Vários desses pontos podem ser observados na vida de Andie Anderson, que estava disposta a perder o homem pelo qual ela se apaixonou, por seu emprego. Assim como ela, muitas pessoas colocam de lado a vida pessoal em favor do trabalho, principalmente na profissão de jornalista, em que o fluxo de notícias é constante e as informações são quase sem fim.
Com isso, muitas vezes os limites do trabalho acabam não ficando bem definidos e é comum ver funcionários passando do horário de trabalho nas redações, tendo que abdicar de momentos com suas famílias. Por isso, vale a pena saber o quanto se está disposto a colocar em jogo da vida pessoal por um trabalho, e se vale a pena cruzar esses limites entre os dois lados.
O jornalismo independente
No final do filme, ao cansar de ser subordinada a uma empresa que quase destruiu sua vida amorosa para escrever sobre temas que não são do seu interesse, em um trabalho que tomava conta de sua vida pessoal, Andie resolve pedir demissão.
Não sabemos como ela seguiu sua carreira depois disso, mas sabemos que o sonho dela era escrever sobre o que queria. Será que isso é possível ao ser subordinado a alguma empresa ou a alguém?
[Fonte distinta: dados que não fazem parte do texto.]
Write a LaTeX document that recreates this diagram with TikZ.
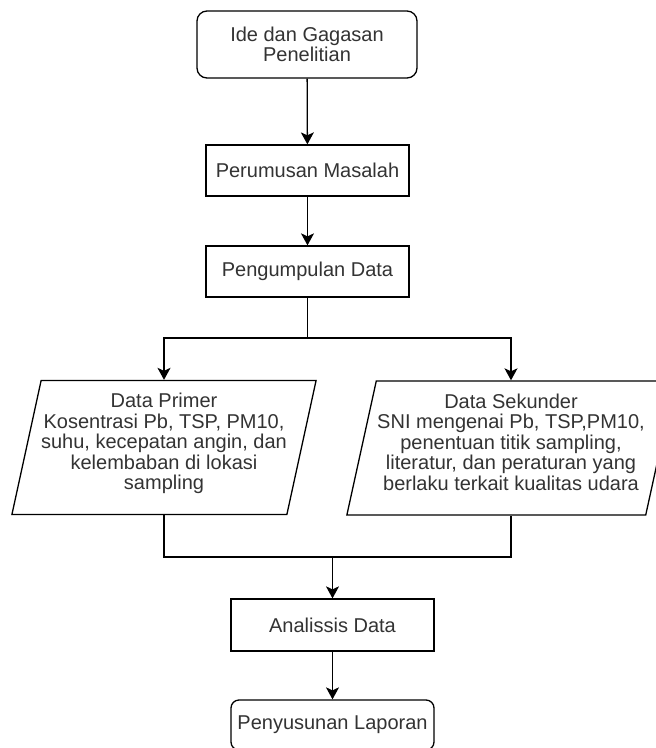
\documentclass[tikz,border=0pt]{standalone}
\usepackage{fontspec}
\setmainfont{Liberation Sans}
\usetikzlibrary{shapes.geometric,arrows.meta}
\definecolor{txt}{HTML}{333333}
\tikzset{
  base/.style={draw=black, line width=1.3pt, text=txt, align=center,
    font=\fontsize{20}{20.5}\selectfont, inner sep=0pt},
  roundbox/.style={base, rounded corners=10pt, minimum width=220pt, minimum height=67pt},
  procbox/.style={base, minimum width=203pt, minimum height=51pt},
  iobox/.style={base, trapezium, trapezium left angle=75, trapezium right angle=105,
    trapezium stretches=true, minimum height=134pt},
  conn/.style={draw=black, line width=1.3pt},
  arr/.style={conn, -{Stealth[width=13pt,length=12pt,inset=3pt]}}
}
\begin{document}
\begin{tikzpicture}[x=1pt,y=-1pt]
\useasboundingbox[fill=white] (0,0) rectangle (656,748);
\node[roundbox] (ide) at (307,44.5) {Ide dan Gagasan\\Penelitian};
\node[procbox] (rumus) at (307.5,170.5) {Perumusan Masalah};
\node[procbox] (kumpul) at (307.5,271.5) {Pengumpulan Data};
\node[iobox, minimum width=304pt] (primer) at (164,447.5)
  {Data Primer\\Kosentrasi Pb, TSP, PM10,\\suhu, kecepatan angin, dan\\kelembaban di lokasi\\sampling\\[-8pt]\mbox{}};
\node[iobox, minimum width=330pt] (sekunder) at (511,448)
  {Data Sekunder\\SNI mengenai Pb, TSP,PM10,\\penentuan titik sampling,\\literatur, dan peraturan yang\\berlaku terkait kualitas udara\\[-8pt]\mbox{}};
\node[procbox, minimum height=52pt] (analisis) at (332.5,625) {Analissis Data};
\node[procbox, rounded corners=8pt, minimum height=50pt] (laporan) at (332.5,725) {Penyusunan Laporan};
\coordinate (split) at (307.5,338);
\coordinate (merge) at (332.5,557);
\draw[arr] (ide) -- (rumus);
\draw[arr] (rumus) -- (kumpul);
\draw[conn] (kumpul.south) -- (split);
\draw[arr] (split) -| (primer.center |- primer.north);
\draw[arr] (split) -| (sekunder.center |- sekunder.north);
\draw[conn] (primer.center |- primer.south) |- (merge) -| (sekunder.center |- sekunder.south);
\draw[arr] (merge) -- (analisis);
\draw[arr] (analisis) -- (laporan);
\end{tikzpicture}
\end{document}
Apesar de muitos verem o jornalista como alguém que escreve sobre o que quer e emite suas opiniões, geralmente não há essa liberdade e o profissional é apenas um sujeito que obedece ordens, à semelhança de Andie, muitas vezes sem ter o esforço reconhecido.
Por esse motivo, muitos jornalistas optam por trilhar o rumo do jornalismo independente através das redes sociais, newsletters, canais no YouTube, entre outros meios.